The net result is people acting in good faith to prop up the ideas of those acting in bad faith, so that they do not have the appearance of bias. And just like right-wing media tactics, crypto zealots do not care about what you think, only that you spread more of their vile, regressive rhetoric to “protect freedom.” And when you attempt to show them that you’re trying, they will always tell you you’re not trying hard enough.

However, I am not actually saying that we should stop discussing cryptocurrency.

Something is happening here. We are seeing probably the largest libertarian experiment of all time, along with the largest financial technology boom in history. Please note that “large” does not mean “good” and “financial technology” does not mean “useful” - I just mean that we are seeing thousands of different fintech products being created out of seemingly nowhere, but they’re being marketed as functional pieces of technology that do something other than the generation and manipulation of speculative assets. And what the venture sect has realized is that this creates numerous new ways in which a customer can be monetized - in almost every action they take in the case of cryptocurrency - and then sold to the consumer as a form of freedom.

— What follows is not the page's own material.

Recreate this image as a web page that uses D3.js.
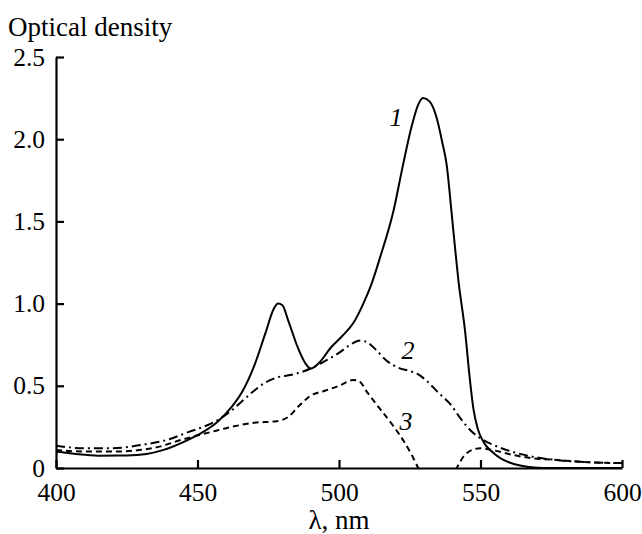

Oh, and if you’re wondering whether this many people can be stupid? Please remember the subprime mortgage crisis. Rich people are fully capable of being manipulative and exploitative, and many consumers can be extremely irresponsible if they believe they are able to increase their wealth, especially if said wealth increase appears to be easier or quicker than doing it the normal way.

It is truly astounding to me how few lessons were learned from that crisis. And yes, there were examples of major media outlets uncritically publishing information about subprime loans.

What needs to happen is a readjustment of how we evaluate cryptocurrency, Web3 and NFTs. While development may be happening on these platforms and things may be being created, until someone is actually able to show you a functional piece of software that is better than what’s out there there is no reason to act as if it will happen. Reporters are being goaded and guilted into defending themselves by “being open-minded” about a rotten industry, and I’d wager it’s because they are either afraid of being wrong, afraid of not being right early enough, or that they’re self-conscious about being able to tell the difference between the future and someone else’s investment.

I’m sure somebody will respond to this and say that there are many projects that aren’t malicious, that there are NFT artists who’ve made money, that there are all sorts of positives I’ve glossed over. My natural response is that these are dramatically outweighed by the harm and risk that these technologies cause (and that’s without the environmental problems!) - this is a system that is purpose-built to exploit others, that is funded and controlled by definition by exceedingly rich people, that has no safe guards or protections or ways to help those who have been harmed by it.

And by pretending that underneath all the harm being caused there’s some sort of positive future, you are actively failing your readers.